Monday, September 21, 2015

Pop Up Creature

Annie doing some touch up work on the pop up creature. We made him from a little two dollar ghoul head I bought from Walgreens. I connected some pvc to slide up and down and power it with my shop vac. It's very funny and works pretty much like the ones in the real ride.

Here is a video of how it works:

Creating the Sets

Sets are very easy and cheap to make - furring strips, cardboard and little hinges. These pics show how they are put together. Hinged, so they fold and stand by themselves and collapse when being stored.

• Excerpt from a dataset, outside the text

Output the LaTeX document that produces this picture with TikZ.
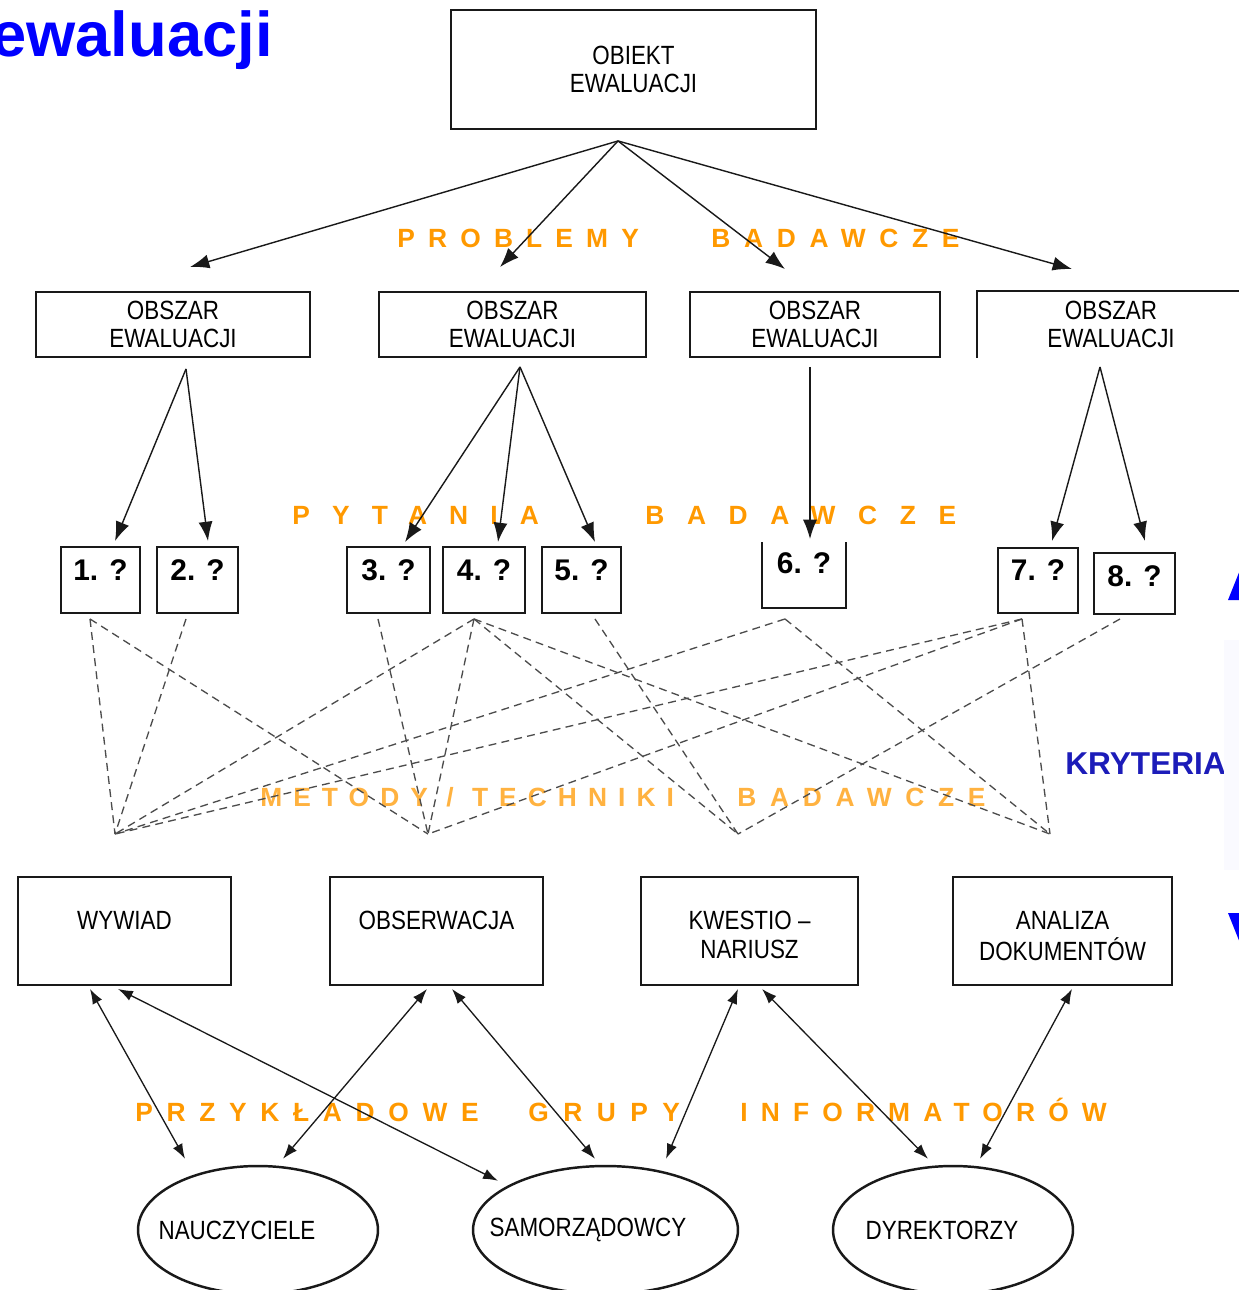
\documentclass[tikz,border=0pt]{standalone}
\usepackage{fontspec}
\setmainfont{Liberation Sans}
\newfontfamily\narrowf[FakeStretch=0.85]{Liberation Sans}
\usetikzlibrary{shapes.geometric,arrows.meta,calc}
\definecolor{orangec}{RGB}{255,153,0}
\definecolor{krytc}{RGB}{28,28,185}
\definecolor{titlec}{RGB}{0,0,255}
\definecolor{linec}{RGB}{25,25,25}
\begin{document}
\begin{tikzpicture}[x=0.02cm,y=-0.02cm,
  bx/.style={draw=linec, line width=1.1pt, inner sep=0pt, align=center,
    font=\narrowf\fontsize{15}{16}\selectfont},
  boxline/.style={draw=linec, line width=1.1pt},
  qb/.style={draw=linec, line width=1.1pt, inner xsep=0pt, inner ysep=0pt,
    font=\bfseries\fontsize{17}{20}\selectfont},
  mb/.style={draw=linec, line width=1.1pt, inner sep=0pt,
    text height=1.04cm, text depth=1.12cm,
    font=\narrowf\fontsize{15}{17}\selectfont},
  ell/.style={ellipse, draw=linec, line width=1.4pt, inner sep=0pt,
    minimum height=2.56cm, font=\narrowf\fontsize{15}{17}\selectfont},
  arr/.style={draw=linec, line width=0.8pt, -{Latex[length=11pt,width=8pt]}},
  darr/.style={draw=linec, line width=0.75pt,
    {Latex[length=8.5pt,width=6pt]}-{Latex[length=8.5pt,width=6pt]}},
  dsh/.style={draw=black!70, line width=0.75pt, dash pattern=on 4.5pt off 3pt},
  org/.style={text=orangec, inner sep=0pt, anchor=base west,
    font=\bfseries\fontsize{15}{18}\selectfont}
]
\fill[white] (0,0) rectangle (1238,1290);
\useasboundingbox (0,0) rectangle (1238,1290);

% title
\node[anchor=base east, inner sep=0pt, text=titlec,
  font=\bfseries\fontsize{36}{40}\selectfont] (title) at (273,57) {ewaluacji};

% top box and areas
\node[bx, minimum width=7.3cm, minimum height=2.38cm] (obiekt) at (633.5,69.5) {OBIEKT\\EWALUACJI};
\node[bx, minimum width=5.48cm, minimum height=1.3cm] (o1) at (173,324.5) {OBSZAR\\EWALUACJI};
\node[bx, minimum width=5.34cm, minimum height=1.3cm] (o2) at (512.5,324.5) {OBSZAR\\EWALUACJI};
\node[bx, minimum width=5cm, minimum height=1.3cm] (o3) at (815,324.5) {OBSZAR\\EWALUACJI};
\node[bx, draw=none, minimum width=5.32cm, minimum height=1.3cm] (o4) at (1111,324.5) {OBSZAR\\EWALUACJI};
\draw[boxline] (o4.south west) -- (o4.north west) -- (o4.north east);

% questions
\node[qb, minimum width=1.58cm, text height=0.66cm, text depth=0.66cm] (q1) at (100.5,580) {1. ?};
\node[qb, minimum width=1.62cm, text height=0.66cm, text depth=0.66cm] (q2) at (197.5,580) {2. ?};
\node[qb, minimum width=1.66cm, text height=0.66cm, text depth=0.66cm] (q3) at (388.5,580) {3. ?};
\node[qb, minimum width=1.64cm, text height=0.66cm, text depth=0.66cm] (q4) at (484,580) {4. ?};
\node[qb, minimum width=1.58cm, text height=0.66cm, text depth=0.66cm] (q5) at (581.5,580) {5. ?};
\node[qb, draw=none, minimum width=1.64cm, text height=0.6cm, text depth=0.68cm] (q6) at (804,575) {6. ?};
\draw[boxline] (q6.north west) -- (q6.south west) -- (q6.south east) -- (q6.north east);
\node[qb, minimum width=1.6cm, text height=0.64cm, text depth=0.66cm] (q7) at (1038,580.5) {7. ?};
\node[qb, minimum width=1.62cm, text height=0.66cm, text depth=0.56cm] (q8) at (1134.5,583.5) {8. ?};

% methods
\node[mb, minimum width=4.26cm] (wywiad) at (124.5,931) {\begin{tabular}[t]{@{}c@{}}WYWIAD\end{tabular}};
\node[mb, minimum width=4.26cm] (obs) at (436.5,931) {\begin{tabular}[t]{@{}c@{}}OBSERWACJA\end{tabular}};
\node[mb, minimum width=4.34cm] (kw) at (749.5,931) {\begin{tabular}[t]{@{}c@{}}KWESTIO –\\NARIUSZ\end{tabular}};
\node[mb, minimum width=4.38cm] (an) at (1062.5,931) {\begin{tabular}[t]{@{}c@{}}ANALIZA\\DOKUMENTÓW\end{tabular}};

% informants
\node[ell, minimum width=4.8cm] (naucz) at (258,1230) {\hspace*{-0.84cm}NAUCZYCIELE};
\node[ell, minimum width=5.3cm] (samo) at (605.5,1230) {\hspace*{-0.7cm}SAMORZĄDOWCY};
\node[ell, minimum width=4.8cm] (dyr) at (953,1230) {\hspace*{-0.44cm}DYREKTORZY};

% orange labels
\node[org] (l1a) at (397,247.5) {\addfontfeature{LetterSpace=50}PROBLEMY};
\node[org] (l1b) at (711,247.5) {\addfontfeature{LetterSpace=52}BADAWCZE};
\node[org] (l2a) at (292,524) {\addfontfeature{LetterSpace=84}PYTANIA};
\node[org] (l2b) at (645,524) {\addfontfeature{LetterSpace=86}BADAWCZE};
\node[org, text opacity=0.75] (l3a) at (260,806) {\addfontfeature{LetterSpace=42}METODY / TECHNIKI};
\node[org, text opacity=0.75] (l3b) at (737,806) {\addfontfeature{LetterSpace=52}BADAWCZE};
\node[org] (l4a) at (135,1121) {\addfontfeature{LetterSpace=52}PRZYKŁADOWE};
\node[org] (l4b) at (528,1121) {\addfontfeature{LetterSpace=55}GRUPY};
\node[org] (l4c) at (740,1121) {\addfontfeature{LetterSpace=50}INFORMATORÓW};

% criteria
\node[anchor=base west, inner sep=0pt, text=krytc,
  font=\bfseries\fontsize{18}{20}\selectfont] (kryt) at (1065,774) {KRYTERIA};
\fill[blue!2] (1224,640) rectangle (1272,870);
\fill[titlec] (1250,545) -- (1272,600) -- (1228,600) -- cycle;
\fill[titlec] (1228,913) -- (1272,913) -- (1250,968) -- cycle;

% top-level arrows
\coordinate (t0) at ($(obiekt.south)+(-15.5,11)$);
\draw[arr] (t0) -- ($(o1.north)+(17,-24)$);
\draw[arr] (t0) -- ($(o2.north)+(-12.5,-24)$);
\draw[arr] (t0) -- ($(o3.north)+(-30,-22)$);
\draw[arr] (t0) -- ($(o4.north)+(-39,-22)$);

% area -> questions
\coordinate (s1) at ($(o1.south)+(13,11)$);
\coordinate (s2) at ($(o2.south)+(7.5,9)$);
\coordinate (s3) at ($(o3.south)+(-5,9)$);
\coordinate (s4) at ($(o4.south)+(-11,9)$);
\draw[arr] (s1) -- ($(q1.north)+(14.5,-5)$);
\draw[arr] (s1) -- ($(q2.north)+(10.5,-5)$);
\draw[arr] (s2) -- ($(q3.north)+(16.5,-4)$);
\draw[arr] (s2) -- ($(q4.north)+(14,-4)$);
\draw[arr] (s2) -- ($(q5.north)+(13.5,-4)$);
\draw[arr] (s3) -- ($(q6.north)+(6,-3)$);
\draw[arr] (s4) -- ($(q7.north)+(14,-6)$);
\draw[arr] (s4) -- ($(q8.north)+(10.5,-11)$);

% dashed question -> method
\coordinate (b1) at ($(q1.south)+(-10.5,5)$);
\coordinate (b2) at ($(q2.south)+(-11.5,5)$);
\coordinate (b3) at ($(q3.south)+(-10.5,5)$);
\coordinate (b4) at ($(q4.south)+(-10,5)$);
\coordinate (b5) at ($(q5.south)+(13.5,5)$);
\coordinate (b6) at ($(q6.south)+(-19,11)$);
\coordinate (b7) at ($(q7.south)+(-16,5)$);
\coordinate (b8) at ($(q8.south)+(-14.5,4)$);
\coordinate (p1) at ($(wywiad.north)+(-9.5,-42)$);
\coordinate (p2) at ($(obs.north)+(-8.5,-42)$);
\coordinate (p3) at ($(kw.north)+(-11.5,-42)$);
\coordinate (p4) at ($(an.north)+(-12.5,-42)$);
\draw[dsh] (b1) -- (p1);
\draw[dsh] (b1) -- (p2);
\draw[dsh] (b2) -- (p1);
\draw[dsh] (b3) -- (p2);
\draw[dsh] (b4) -- (p1);
\draw[dsh] (b4) -- (p2);
\draw[dsh] (b4) -- (p3);
\draw[dsh] (b4) -- (p4);
\draw[dsh] (b5) -- (p3);
\draw[dsh] (b6) -- (p1);
\draw[dsh] (b6) -- (p4);
\draw[dsh] (b7) -- (p1);
\draw[dsh] (b7) -- (p2);
\draw[dsh] (b7) -- (p4);
\draw[dsh] (b8) -- (p3);

% method <-> informants
\draw[darr] ($(wywiad.south)+(-34.5,3)$) -- ($(naucz.north)+(-73,-6)$);
\draw[darr] ($(wywiad.south)+(-6.5,3)$) -- ($(samo.north)+(-107.5,16)$);
\draw[darr] ($(obs.south)+(-9.5,3)$) -- ($(naucz.north)+(25,-6)$);
\draw[darr] ($(obs.south)+(15.5,3)$) -- ($(samo.north)+(-10.5,-6)$);
\draw[darr] ($(kw.south)+(-11.5,3)$) -- ($(samo.north)+(60.5,-6)$);
\draw[darr] ($(kw.south)+(12.5,3)$) -- ($(dyr.north)+(-25,-6)$);
\draw[darr] ($(an.south)+(9.5,3)$) -- ($(dyr.north)+(27,-6)$);
\end{tikzpicture}
\end{document}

Wait Time is 5 Minutes ...

Thinking no one would show up, we joked about there being a line to get on the ride. During peak trick-or-treating hours, there was indeed a line. One little guy cried because he had to leave and go trick-or-treating. Mission accomplished.


Overview of the ride exit

Attraction in My Garage

I originally started making a circle track. But time was running out and I only had time to build about 3/4 of the track before Halloween. Since I built it in 4 ft. sections (it's modular - like a giant wooden Thomas the Train set) I was able to flip pieces around to create any shape, so I made a curvy shape for the vehicle to wind down. My goal this year is to complete the whole track.





No Room for My Car

Here is the vehicle after some paint and details. It's perched high atop the track. Notice I had to leave space for us to at least pull one car in the garage. You can see the black painted cardboard in the middle. Those are the fronts of some of the set pieces. They are just 3 dollar cardboard boxes from Home Depot broken down.

"As long as I can pull my van in." – Mom

Building the Ride Vehicle

This was another point in the project that my wife questioned what I was doing. Adding a lap bar certainly wasn't necessary but I saw a photo on the web of the Mystic Manor (Hong Kong Disneyland's Haunted Mansion) ride vehicle prototype being built the same way and I thought it was very cool how they used simple pvc in their mock up. I'll post it below. Lowering the lap bar made it seem pretty authentic to the little kids who boarded the ride on Halloween.




Por Favor Mantengase ...

Annie is acting just a wee bit here. The goal was to keep it moving as slow as possible without stopping. Here is where I started building up the sides of the vehicle.

Ride Vehicle Engineering

I needed a rectangle cart to follow a curved track which isn't easy. I took the "fixed" castors and put them in the dead center so it could do a 180 on a dime if it needed to. Then I made two little wheel boxes that mounted to small lazy susan trays (6 dollars each - very limited budget here) and those could independently follow the center rail.

Old School Single Rail

Here was the last "test" track that eventually became how I made the whole thing. It needed sharp turns because of the smaller space I was working in. The back wheels didn't follow the front exactly so the single rail platform style, like Disneyland's Alice in Wonderland ride, is how this ended up.



Alice track from DL.

Close But Not Quite

The next step was figuring out turns. This thing would have to make turns, so I dug out an old heat gun I had used once for stripping paint. I heated the pvc and was able to bend it. Once it cools again, it's rock solid. This was now upgraded to 2" pvc and I added a guide rail as I was still trying to figure out how to realistically get this thing to work. I would only work on this once a month or so for a few hours so progress wasn't too fast. It was after this piece of test track that my wife started questioning what I was doing.

Modified Track Design

January 4th, 2012. We moved to a new house and the garage is huge. Gigantic. The previous owner even put a heater in it so I thought about evolving the little ride into a ride through haunted house. The was the next step in the track thinking that it would have to be stronger to support a couple of little kids, or a mom and a kid, so I started looking at some of the track designs on a trip to Disney. This kind of mimics the design of Rock 'n' Roller Coaster with the third support underneath. The track on RRC at Hollywood Studios is probably the biggest, beefiest track I've seen in person.

I Should Build a Roller Coaster

This is the earliest pic I could find of this project - August 19th, 2011.I saw some of the first pvc backyard roller coasters kids were making on YouTube and thought they were extremely cool. I made this little test track from scraps I already had in the garage. This project started out as a backyard coaster ride for my kids back at my old house. We had a much bigger yard in the old house.